• **Directions for this task**
Omit any picture, and return the remaining data exactly as written.

• **Available data**
_ _ _ _ _

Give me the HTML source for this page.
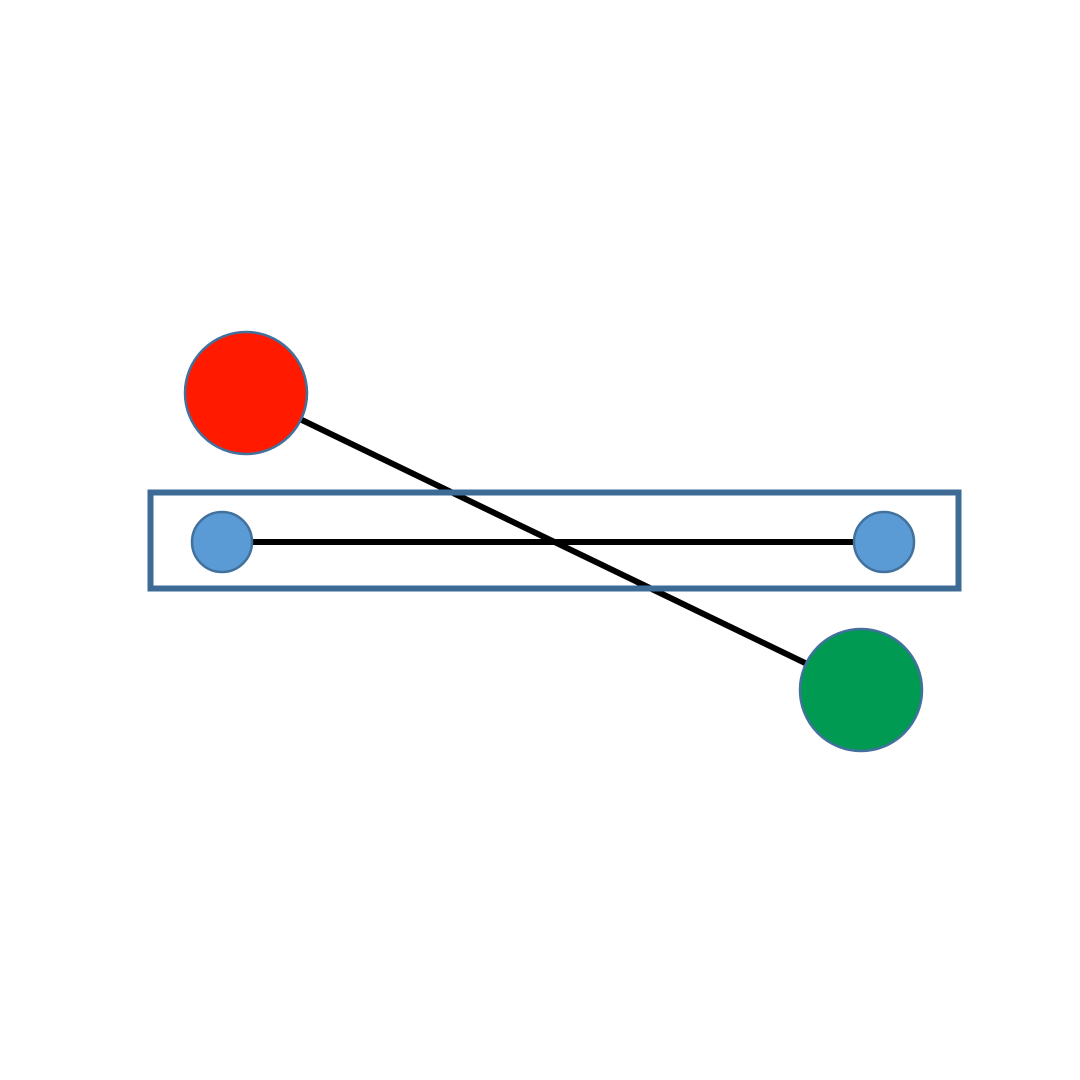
<!DOCTYPE html>
<html>
<head>
<meta charset="utf-8">
<style>
  html, body { margin: 0; padding: 0; background: #ffffff; }
  svg { display: block; }
</style>
</head>
<body>
<svg width="1080" height="1080" viewBox="0 0 1080 1080" xmlns="http://www.w3.org/2000/svg">
  <rect x="0" y="0" width="1080" height="1080" fill="#ffffff"/>
  <line x1="246" y1="393" x2="861" y2="690" stroke="#000000" stroke-width="6"/>
  <rect x="150.5" y="492.5" width="808" height="96" fill="none" stroke="#3e6b96" stroke-width="6"/>
  <line x1="222" y1="542" x2="884" y2="542" stroke="#000000" stroke-width="6"/>
  <circle cx="246" cy="393" r="61" fill="#ff1a00" stroke="#41719c" stroke-width="2.5"/>
  <circle cx="861" cy="690" r="61" fill="#009a52" stroke="#41719c" stroke-width="2.5"/>
  <circle cx="222" cy="542" r="30" fill="#5b9bd5" stroke="#41719c" stroke-width="2.5"/>
  <circle cx="884" cy="542" r="30" fill="#5b9bd5" stroke="#41719c" stroke-width="2.5"/>
</svg>
</body>
</html>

_ _ _ _ _

• **Completed exercise**
Give me the HTML source for this page.
<!DOCTYPE html>
<html>
<head>
<meta charset="utf-8">
<style>
  html, body { margin: 0; padding: 0; background: #ffffff; }
  svg { display: block; }
</style>
</head>
<body>
<svg width="1080" height="1080" viewBox="0 0 1080 1080" xmlns="http://www.w3.org/2000/svg">
  <rect x="0" y="0" width="1080" height="1080" fill="#ffffff"/>
  <line x1="246" y1="393" x2="861" y2="690" stroke="#000000" stroke-width="6"/>
  <rect x="150.5" y="492.5" width="808" height="96" fill="none" stroke="#3e6b96" stroke-width="6"/>
  <line x1="222" y1="542" x2="884" y2="542" stroke="#000000" stroke-width="6"/>
  <circle cx="246" cy="393" r="61" fill="#ff1a00" stroke="#41719c" stroke-width="2.5"/>
  <circle cx="861" cy="690" r="61" fill="#009a52" stroke="#41719c" stroke-width="2.5"/>
  <circle cx="222" cy="542" r="30" fill="#5b9bd5" stroke="#41719c" stroke-width="2.5"/>
  <circle cx="884" cy="542" r="30" fill="#5b9bd5" stroke="#41719c" stroke-width="2.5"/>
</svg>
</body>
</html>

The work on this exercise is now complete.